What is a LAK (Lao Kip)

LAK is the abbreviation for the currency of Laos, which is known as the Lao Kip.


The LAK is the abbreviation of the Laos dollar, or kip, which is the currency that replaced the former currency of the French Indochinese piastre. The LAK was made up of 100 att, which were printed in France, in denominations of 10, 20 and 50 att. The original 1952 att coins contained holes in the middle, similar in nature to Chinese coins, and they were minted in aluminum. The coins haven’t been in wide circulation in the country since before the fall of the Soviet Union.

The banknote, or paper currency, was originally printed in France, in denominations of 1, 5, 10, 20, 50, 100 and 500 kip. The LAK symbols are ₭ and ₭N. Since they originally entered circulation, the Lao Kip has grown to include 200, 1,000, 2,000, 5,000, 10,000, 20,000, 50,000 and 100,000 notes. The most recent addition of the 100,000 note occurred in 2010 and was in commemoration of the 450th anniversary of the founding of the capital of Laos, Vientiane.

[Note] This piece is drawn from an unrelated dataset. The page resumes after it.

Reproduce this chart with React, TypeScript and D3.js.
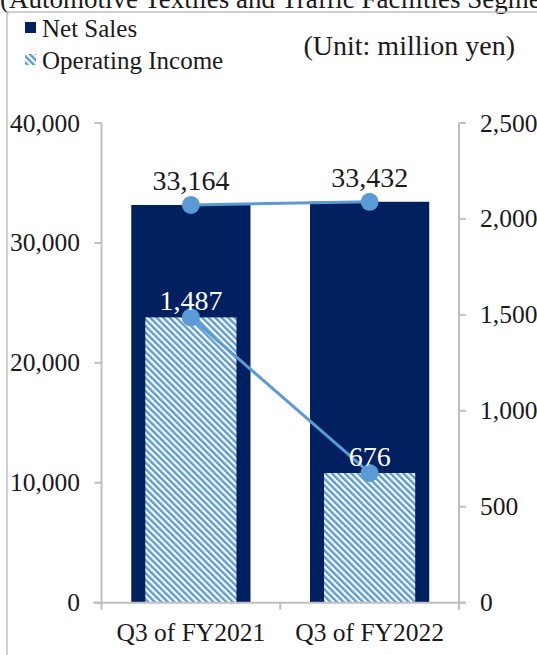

The kip has had many names since its introduction in 1946. Before being known as the Lao Kip it was known as the Free Lao Kip, the Royal Kip, the Pathet Lao Kip and the Lao PDR Kip.

A Brief History of Laos

Laos, or Lao People’s Democratic Republic, is a country located in Southeast Asia. Laos was originally colonized by the French in the late 19th century. The country was involved in several wars, including World War II, the Indochina wars and eventually the country’s own civil war. In 1975 Laos moved to a communist rule. Currently the country is a unitary single-party people’s republic, with one legislative house that contains both a president and a prime minister.

The official language of the country is Lao; however, the country is also home to a large population of people who speak French, English and Vietnamese. The country is surrounded by China, Vietnam, Cambodia, Thailand and Myanmar.

Laos experiences a monsoon climate, which means they have both a rainy season and a dry season. The country sees monsoons every year which helps to grow many of the orchids and palms the country is known for. The region is diverse, with some of the mountain ranges experiencing a cooler climate. There are over 200 species of mammals in the country, as well as many amphibians and birds. Due to its challenging regional layout, Laos does not have many major exports to speak of.

With the economic reforms that came after the fall of the Soviet Union, Laos began to develop its economy by opening the country up for tourism. The income brought in by travelers has helped to reduce the country’s debts and decrease their need for international aide.